## Set task
Without the images, write out the whole listing exactly.
Start of Data excerpt
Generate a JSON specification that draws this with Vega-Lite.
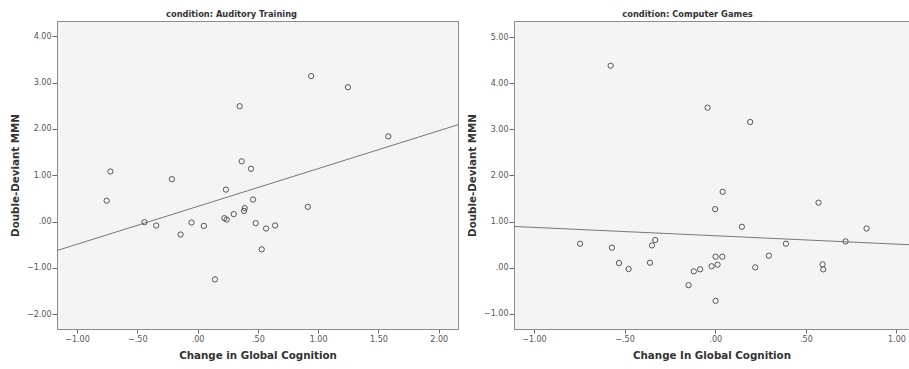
{
  "$schema": "https://vega.github.io/schema/vega-lite/v6.json",
  "padding": {"left": 9, "top": 9, "right": 0, "bottom": 0},
  "bounds": "flush",
  "spacing": 56,
  "background": "white",
  "config": {
    "font": "DejaVu Sans",
    "view": {"stroke": "#8c8c8c", "fill": "#f4f4f4", "strokeWidth": 1},
    "axis": {
      "grid": false,
      "domainColor": "#8c8c8c",
      "tickColor": "#666666",
      "tickSize": 5,
      "labelColor": "#555555",
      "labelFontSize": 8,
      "labelPadding": 1,
      "titleFontSize": 10.3,
      "titleColor": "#333333",
      "titleFontWeight": "bold",
      "labelExpr": "replace(format(datum.value, '.2f'), '0.', '.')"
    },
    "axisY": {"titlePadding": 6},
    "axisX": {"titlePadding": 7, "tickSize": 4, "labelPadding": 2},
    "title": {"fontSize": 8.3, "fontWeight": "bold", "color": "#333333", "offset": 3, "anchor": "middle"}
  },
  "datasets": {
    "auditory": [
      {"x": 0.942, "y": 3.14}, {"x": 1.247, "y": 2.90}, {"x": 0.349, "y": 2.49}, {"x": 1.582, "y": 1.84},
      {"x": 0.366, "y": 1.30}, {"x": 0.443, "y": 1.14}, {"x": -0.723, "y": 1.08}, {"x": -0.213, "y": 0.915},
      {"x": 0.235, "y": 0.69}, {"x": -0.754, "y": 0.45}, {"x": 0.460, "y": 0.475}, {"x": 0.914, "y": 0.317},
      {"x": 0.391, "y": 0.29}, {"x": 0.385, "y": 0.23}, {"x": 0.300, "y": 0.16}, {"x": 0.222, "y": 0.073},
      {"x": 0.241, "y": 0.043}, {"x": -0.44, "y": -0.014}, {"x": -0.05, "y": -0.02}, {"x": 0.482, "y": -0.035},
      {"x": -0.343, "y": -0.086}, {"x": 0.052, "y": -0.093}, {"x": 0.643, "y": -0.086}, {"x": 0.568, "y": -0.15},
      {"x": -0.141, "y": -0.28}, {"x": 0.532, "y": -0.60}, {"x": 0.144, "y": -1.25}
    ],
    "auditoryFit": [{"x": -1.166, "y": -0.626}, {"x": 2.16, "y": 2.09}],
    "games": [
      {"x": -0.577, "y": 4.38}, {"x": -0.042, "y": 3.47}, {"x": 0.193, "y": 3.16}, {"x": 0.041, "y": 1.645},
      {"x": 0.0, "y": 1.27}, {"x": 0.570, "y": 1.41}, {"x": 0.147, "y": 0.887}, {"x": 0.835, "y": 0.85},
      {"x": 0.719, "y": 0.57}, {"x": -0.745, "y": 0.52}, {"x": 0.39, "y": 0.52}, {"x": -0.57, "y": 0.433},
      {"x": -0.331, "y": 0.60}, {"x": -0.349, "y": 0.483}, {"x": -0.531, "y": 0.10}, {"x": -0.36, "y": 0.108},
      {"x": -0.478, "y": -0.03}, {"x": 0.002, "y": 0.238}, {"x": 0.039, "y": 0.238}, {"x": 0.296, "y": 0.26},
      {"x": -0.02, "y": 0.03}, {"x": 0.013, "y": 0.065}, {"x": 0.221, "y": 0.007}, {"x": -0.083, "y": -0.035},
      {"x": -0.118, "y": -0.08}, {"x": 0.592, "y": 0.072}, {"x": 0.596, "y": -0.036}, {"x": -0.147, "y": -0.38},
      {"x": 0.002, "y": -0.72}
    ],
    "gamesFit": [{"x": -1.11, "y": 0.894}, {"x": 1.069, "y": 0.498}]
  },
  "hconcat": [
    {
      "width": 401,
      "height": 308,
      "title": {"text": "condition: Auditory Training", "dx": -26},
      "layer": [
        {
          "data": {"name": "auditoryFit"},
          "mark": {"type": "line", "color": "#777777", "strokeWidth": 1, "clip": true},
          "encoding": {
            "x": {"field": "x", "type": "quantitative", "scale": {"domain": [-1.166, 2.16], "nice": false, "zero": false},
                  "axis": {"values": [-1, -0.5, 0, 0.5, 1, 1.5, 2], "title": "Change in Global Cognition"}},
            "y": {"field": "y", "type": "quantitative", "scale": {"domain": [-2.32, 4.33], "nice": false, "zero": false},
                  "axis": {"values": [-2, -1, 0, 1, 2, 3, 4], "title": "Double-Deviant MMN"}}
          }
        },
        {
          "data": {"name": "auditory"},
          "mark": {"type": "point", "shape": "circle", "filled": false, "color": "#555555", "size": 28, "strokeWidth": 1, "opacity": 1},
          "encoding": {
            "x": {"field": "x", "type": "quantitative"},
            "y": {"field": "y", "type": "quantitative"}
          }
        }
      ]
    },
    {
      "width": 395,
      "height": 308,
      "title": {"text": "condition: Computer Games", "dx": -24},
      "layer": [
        {
          "data": {"name": "gamesFit"},
          "mark": {"type": "line", "color": "#777777", "strokeWidth": 1, "clip": true},
          "encoding": {
            "x": {"field": "x", "type": "quantitative", "scale": {"domain": [-1.11, 1.069], "nice": false, "zero": false},
                  "axis": {"values": [-1, -0.5, 0, 0.5, 1], "title": "Change In Global Cognition"}},
            "y": {"field": "y", "type": "quantitative", "scale": {"domain": [-1.33, 5.35], "nice": false, "zero": false},
                  "axis": {"values": [-1, 0, 1, 2, 3, 4, 5], "title": "Double-Deviant MMN"}}
          }
        },
        {
          "data": {"name": "games"},
          "mark": {"type": "point", "shape": "circle", "filled": false, "color": "#555555", "size": 28, "strokeWidth": 1, "opacity": 1},
          "encoding": {
            "x": {"field": "x", "type": "quantitative"},
            "y": {"field": "y", "type": "quantitative"}
          }
        }
      ]
    }
  ]
}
End of Data excerpt
## Correct response
Generate a JSON specification that draws this with Vega-Lite.
{
  "$schema": "https://vega.github.io/schema/vega-lite/v6.json",
  "padding": {"left": 9, "top": 9, "right": 0, "bottom": 0},
  "bounds": "flush",
  "spacing": 56,
  "background": "white",
  "config": {
    "font": "DejaVu Sans",
    "view": {"stroke": "#8c8c8c", "fill": "#f4f4f4", "strokeWidth": 1},
    "axis": {
      "grid": false,
      "domainColor": "#8c8c8c",
      "tickColor": "#666666",
      "tickSize": 5,
      "labelColor": "#555555",
      "labelFontSize": 8,
      "labelPadding": 1,
      "titleFontSize": 10.3,
      "titleColor": "#333333",
      "titleFontWeight": "bold",
      "labelExpr": "replace(format(datum.value, '.2f'), '0.', '.')"
    },
    "axisY": {"titlePadding": 6},
    "axisX": {"titlePadding": 7, "tickSize": 4, "labelPadding": 2},
    "title": {"fontSize": 8.3, "fontWeight": "bold", "color": "#333333", "offset": 3, "anchor": "middle"}
  },
  "datasets": {
    "auditory": [
      {"x": 0.942, "y": 3.14}, {"x": 1.247, "y": 2.90}, {"x": 0.349, "y": 2.49}, {"x": 1.582, "y": 1.84},
      {"x": 0.366, "y": 1.30}, {"x": 0.443, "y": 1.14}, {"x": -0.723, "y": 1.08}, {"x": -0.213, "y": 0.915},
      {"x": 0.235, "y": 0.69}, {"x": -0.754, "y": 0.45}, {"x": 0.460, "y": 0.475}, {"x": 0.914, "y": 0.317},
      {"x": 0.391, "y": 0.29}, {"x": 0.385, "y": 0.23}, {"x": 0.300, "y": 0.16}, {"x": 0.222, "y": 0.073},
      {"x": 0.241, "y": 0.043}, {"x": -0.44, "y": -0.014}, {"x": -0.05, "y": -0.02}, {"x": 0.482, "y": -0.035},
      {"x": -0.343, "y": -0.086}, {"x": 0.052, "y": -0.093}, {"x": 0.643, "y": -0.086}, {"x": 0.568, "y": -0.15},
      {"x": -0.141, "y": -0.28}, {"x": 0.532, "y": -0.60}, {"x": 0.144, "y": -1.25}
    ],
    "auditoryFit": [{"x": -1.166, "y": -0.626}, {"x": 2.16, "y": 2.09}],
    "games": [
      {"x": -0.577, "y": 4.38}, {"x": -0.042, "y": 3.47}, {"x": 0.193, "y": 3.16}, {"x": 0.041, "y": 1.645},
      {"x": 0.0, "y": 1.27}, {"x": 0.570, "y": 1.41}, {"x": 0.147, "y": 0.887}, {"x": 0.835, "y": 0.85},
      {"x": 0.719, "y": 0.57}, {"x": -0.745, "y": 0.52}, {"x": 0.39, "y": 0.52}, {"x": -0.57, "y": 0.433},
      {"x": -0.331, "y": 0.60}, {"x": -0.349, "y": 0.483}, {"x": -0.531, "y": 0.10}, {"x": -0.36, "y": 0.108},
      {"x": -0.478, "y": -0.03}, {"x": 0.002, "y": 0.238}, {"x": 0.039, "y": 0.238}, {"x": 0.296, "y": 0.26},
      {"x": -0.02, "y": 0.03}, {"x": 0.013, "y": 0.065}, {"x": 0.221, "y": 0.007}, {"x": -0.083, "y": -0.035},
      {"x": -0.118, "y": -0.08}, {"x": 0.592, "y": 0.072}, {"x": 0.596, "y": -0.036}, {"x": -0.147, "y": -0.38},
      {"x": 0.002, "y": -0.72}
    ],
    "gamesFit": [{"x": -1.11, "y": 0.894}, {"x": 1.069, "y": 0.498}]
  },
  "hconcat": [
    {
      "width": 401,
      "height": 308,
      "title": {"text": "condition: Auditory Training", "dx": -26},
      "layer": [
        {
          "data": {"name": "auditoryFit"},
          "mark": {"type": "line", "color": "#777777", "strokeWidth": 1, "clip": true},
          "encoding": {
            "x": {"field": "x", "type": "quantitative", "scale": {"domain": [-1.166, 2.16], "nice": false, "zero": false},
                  "axis": {"values": [-1, -0.5, 0, 0.5, 1, 1.5, 2], "title": "Change in Global Cognition"}},
            "y": {"field": "y", "type": "quantitative", "scale": {"domain": [-2.32, 4.33], "nice": false, "zero": false},
                  "axis": {"values": [-2, -1, 0, 1, 2, 3, 4], "title": "Double-Deviant MMN"}}
          }
        },
        {
          "data": {"name": "auditory"},
          "mark": {"type": "point", "shape": "circle", "filled": false, "color": "#555555", "size": 28, "strokeWidth": 1, "opacity": 1},
          "encoding": {
            "x": {"field": "x", "type": "quantitative"},
            "y": {"field": "y", "type": "quantitative"}
          }
        }
      ]
    },
    {
      "width": 395,
      "height": 308,
      "title": {"text": "condition: Computer Games", "dx": -24},
      "layer": [
        {
          "data": {"name": "gamesFit"},
          "mark": {"type": "line", "color": "#777777", "strokeWidth": 1, "clip": true},
          "encoding": {
            "x": {"field": "x", "type": "quantitative", "scale": {"domain": [-1.11, 1.069], "nice": false, "zero": false},
                  "axis": {"values": [-1, -0.5, 0, 0.5, 1], "title": "Change In Global Cognition"}},
            "y": {"field": "y", "type": "quantitative", "scale": {"domain": [-1.33, 5.35], "nice": false, "zero": false},
                  "axis": {"values": [-1, 0, 1, 2, 3, 4, 5], "title": "Double-Deviant MMN"}}
          }
        },
        {
          "data": {"name": "games"},
          "mark": {"type": "point", "shape": "circle", "filled": false, "color": "#555555", "size": 28, "strokeWidth": 1, "opacity": 1},
          "encoding": {
            "x": {"field": "x", "type": "quantitative"},
            "y": {"field": "y", "type": "quantitative"}
          }
        }
      ]
    }
  ]
}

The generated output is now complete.